[GIVEN INSTRUCTION] Reproduce the listing below in its entirety. Change nothing.

---*---

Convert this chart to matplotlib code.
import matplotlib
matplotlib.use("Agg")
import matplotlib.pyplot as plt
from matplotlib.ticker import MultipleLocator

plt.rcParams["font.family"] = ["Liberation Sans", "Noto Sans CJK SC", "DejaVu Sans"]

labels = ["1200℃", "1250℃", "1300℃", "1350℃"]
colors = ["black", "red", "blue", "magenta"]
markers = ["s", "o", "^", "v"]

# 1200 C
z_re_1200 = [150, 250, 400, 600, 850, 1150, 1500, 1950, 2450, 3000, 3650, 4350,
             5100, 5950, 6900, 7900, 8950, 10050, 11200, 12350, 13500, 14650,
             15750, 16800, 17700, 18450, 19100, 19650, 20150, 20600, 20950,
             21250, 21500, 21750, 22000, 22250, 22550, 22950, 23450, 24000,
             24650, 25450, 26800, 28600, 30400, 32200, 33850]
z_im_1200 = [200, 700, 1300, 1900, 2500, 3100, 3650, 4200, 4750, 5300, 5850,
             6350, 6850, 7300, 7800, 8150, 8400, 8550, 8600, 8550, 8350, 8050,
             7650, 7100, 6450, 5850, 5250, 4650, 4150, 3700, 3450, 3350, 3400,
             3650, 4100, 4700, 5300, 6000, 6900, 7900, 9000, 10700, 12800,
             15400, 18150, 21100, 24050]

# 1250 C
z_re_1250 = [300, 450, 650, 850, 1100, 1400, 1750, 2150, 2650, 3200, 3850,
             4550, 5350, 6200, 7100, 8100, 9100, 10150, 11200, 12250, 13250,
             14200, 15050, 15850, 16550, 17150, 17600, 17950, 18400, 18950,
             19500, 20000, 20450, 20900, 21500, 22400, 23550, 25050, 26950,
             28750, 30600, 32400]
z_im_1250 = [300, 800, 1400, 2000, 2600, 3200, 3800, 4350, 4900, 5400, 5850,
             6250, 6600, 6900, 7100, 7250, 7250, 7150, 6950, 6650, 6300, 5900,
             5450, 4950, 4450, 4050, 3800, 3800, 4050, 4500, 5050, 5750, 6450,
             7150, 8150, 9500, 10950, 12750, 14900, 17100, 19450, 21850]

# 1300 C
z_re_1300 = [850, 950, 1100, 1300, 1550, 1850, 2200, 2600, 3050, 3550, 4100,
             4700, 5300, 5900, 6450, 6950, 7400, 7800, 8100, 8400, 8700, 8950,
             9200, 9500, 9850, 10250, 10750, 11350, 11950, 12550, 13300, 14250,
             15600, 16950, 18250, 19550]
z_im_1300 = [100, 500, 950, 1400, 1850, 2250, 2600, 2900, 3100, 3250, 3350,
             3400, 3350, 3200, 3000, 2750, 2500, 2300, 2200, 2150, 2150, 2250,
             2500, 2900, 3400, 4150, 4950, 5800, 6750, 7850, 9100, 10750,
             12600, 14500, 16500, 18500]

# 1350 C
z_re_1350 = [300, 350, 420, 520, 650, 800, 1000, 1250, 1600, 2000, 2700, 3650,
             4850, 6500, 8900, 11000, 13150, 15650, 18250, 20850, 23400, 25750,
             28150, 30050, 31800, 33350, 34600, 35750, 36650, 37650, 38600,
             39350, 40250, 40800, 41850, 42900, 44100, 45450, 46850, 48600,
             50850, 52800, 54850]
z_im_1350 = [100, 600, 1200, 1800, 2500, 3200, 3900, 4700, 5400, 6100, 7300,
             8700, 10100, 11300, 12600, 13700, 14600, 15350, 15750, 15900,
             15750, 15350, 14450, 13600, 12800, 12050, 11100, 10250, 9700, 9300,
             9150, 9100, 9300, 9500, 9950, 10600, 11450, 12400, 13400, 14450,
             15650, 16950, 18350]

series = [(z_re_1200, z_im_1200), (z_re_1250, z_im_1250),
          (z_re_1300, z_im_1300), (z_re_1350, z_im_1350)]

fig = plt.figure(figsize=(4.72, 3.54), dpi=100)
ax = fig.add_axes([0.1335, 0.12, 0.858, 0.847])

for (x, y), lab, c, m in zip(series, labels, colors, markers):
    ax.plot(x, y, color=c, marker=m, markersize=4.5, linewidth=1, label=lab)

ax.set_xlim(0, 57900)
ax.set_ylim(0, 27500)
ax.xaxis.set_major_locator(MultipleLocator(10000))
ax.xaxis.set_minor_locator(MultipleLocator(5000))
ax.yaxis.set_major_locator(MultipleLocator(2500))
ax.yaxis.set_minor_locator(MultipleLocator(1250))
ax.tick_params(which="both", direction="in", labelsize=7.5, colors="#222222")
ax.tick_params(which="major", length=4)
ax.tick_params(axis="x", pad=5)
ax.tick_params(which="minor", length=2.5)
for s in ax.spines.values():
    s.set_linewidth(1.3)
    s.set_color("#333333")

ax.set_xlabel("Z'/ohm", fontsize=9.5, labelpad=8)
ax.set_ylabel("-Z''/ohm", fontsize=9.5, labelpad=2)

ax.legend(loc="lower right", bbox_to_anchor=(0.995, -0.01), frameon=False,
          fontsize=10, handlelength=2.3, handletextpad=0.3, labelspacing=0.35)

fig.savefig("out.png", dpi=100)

---*---

[RESULT OF THIS TASK]
Convert this chart to matplotlib code.
import matplotlib
matplotlib.use("Agg")
import matplotlib.pyplot as plt
from matplotlib.ticker import MultipleLocator

plt.rcParams["font.family"] = ["Liberation Sans", "Noto Sans CJK SC", "DejaVu Sans"]

labels = ["1200℃", "1250℃", "1300℃", "1350℃"]
colors = ["black", "red", "blue", "magenta"]
markers = ["s", "o", "^", "v"]

# 1200 C
z_re_1200 = [150, 250, 400, 600, 850, 1150, 1500, 1950, 2450, 3000, 3650, 4350,
             5100, 5950, 6900, 7900, 8950, 10050, 11200, 12350, 13500, 14650,
             15750, 16800, 17700, 18450, 19100, 19650, 20150, 20600, 20950,
             21250, 21500, 21750, 22000, 22250, 22550, 22950, 23450, 24000,
             24650, 25450, 26800, 28600, 30400, 32200, 33850]
z_im_1200 = [200, 700, 1300, 1900, 2500, 3100, 3650, 4200, 4750, 5300, 5850,
             6350, 6850, 7300, 7800, 8150, 8400, 8550, 8600, 8550, 8350, 8050,
             7650, 7100, 6450, 5850, 5250, 4650, 4150, 3700, 3450, 3350, 3400,
             3650, 4100, 4700, 5300, 6000, 6900, 7900, 9000, 10700, 12800,
             15400, 18150, 21100, 24050]

# 1250 C
z_re_1250 = [300, 450, 650, 850, 1100, 1400, 1750, 2150, 2650, 3200, 3850,
             4550, 5350, 6200, 7100, 8100, 9100, 10150, 11200, 12250, 13250,
             14200, 15050, 15850, 16550, 17150, 17600, 17950, 18400, 18950,
             19500, 20000, 20450, 20900, 21500, 22400, 23550, 25050, 26950,
             28750, 30600, 32400]
z_im_1250 = [300, 800, 1400, 2000, 2600, 3200, 3800, 4350, 4900, 5400, 5850,
             6250, 6600, 6900, 7100, 7250, 7250, 7150, 6950, 6650, 6300, 5900,
             5450, 4950, 4450, 4050, 3800, 3800, 4050, 4500, 5050, 5750, 6450,
             7150, 8150, 9500, 10950, 12750, 14900, 17100, 19450, 21850]

# 1300 C
z_re_1300 = [850, 950, 1100, 1300, 1550, 1850, 2200, 2600, 3050, 3550, 4100,
             4700, 5300, 5900, 6450, 6950, 7400, 7800, 8100, 8400, 8700, 8950,
             9200, 9500, 9850, 10250, 10750, 11350, 11950, 12550, 13300, 14250,
             15600, 16950, 18250, 19550]
z_im_1300 = [100, 500, 950, 1400, 1850, 2250, 2600, 2900, 3100, 3250, 3350,
             3400, 3350, 3200, 3000, 2750, 2500, 2300, 2200, 2150, 2150, 2250,
             2500, 2900, 3400, 4150, 4950, 5800, 6750, 7850, 9100, 10750,
             12600, 14500, 16500, 18500]

# 1350 C
z_re_1350 = [300, 350, 420, 520, 650, 800, 1000, 1250, 1600, 2000, 2700, 3650,
             4850, 6500, 8900, 11000, 13150, 15650, 18250, 20850, 23400, 25750,
             28150, 30050, 31800, 33350, 34600, 35750, 36650, 37650, 38600,
             39350, 40250, 40800, 41850, 42900, 44100, 45450, 46850, 48600,
             50850, 52800, 54850]
z_im_1350 = [100, 600, 1200, 1800, 2500, 3200, 3900, 4700, 5400, 6100, 7300,
             8700, 10100, 11300, 12600, 13700, 14600, 15350, 15750, 15900,
             15750, 15350, 14450, 13600, 12800, 12050, 11100, 10250, 9700, 9300,
             9150, 9100, 9300, 9500, 9950, 10600, 11450, 12400, 13400, 14450,
             15650, 16950, 18350]

series = [(z_re_1200, z_im_1200), (z_re_1250, z_im_1250),
          (z_re_1300, z_im_1300), (z_re_1350, z_im_1350)]

fig = plt.figure(figsize=(4.72, 3.54), dpi=100)
ax = fig.add_axes([0.1335, 0.12, 0.858, 0.847])

for (x, y), lab, c, m in zip(series, labels, colors, markers):
    ax.plot(x, y, color=c, marker=m, markersize=4.5, linewidth=1, label=lab)

ax.set_xlim(0, 57900)
ax.set_ylim(0, 27500)
ax.xaxis.set_major_locator(MultipleLocator(10000))
ax.xaxis.set_minor_locator(MultipleLocator(5000))
ax.yaxis.set_major_locator(MultipleLocator(2500))
ax.yaxis.set_minor_locator(MultipleLocator(1250))
ax.tick_params(which="both", direction="in", labelsize=7.5, colors="#222222")
ax.tick_params(which="major", length=4)
ax.tick_params(axis="x", pad=5)
ax.tick_params(which="minor", length=2.5)
for s in ax.spines.values():
    s.set_linewidth(1.3)
    s.set_color("#333333")

ax.set_xlabel("Z'/ohm", fontsize=9.5, labelpad=8)
ax.set_ylabel("-Z''/ohm", fontsize=9.5, labelpad=2)

ax.legend(loc="lower right", bbox_to_anchor=(0.995, -0.01), frameon=False,
          fontsize=10, handlelength=2.3, handletextpad=0.3, labelspacing=0.35)

fig.savefig("out.png", dpi=100)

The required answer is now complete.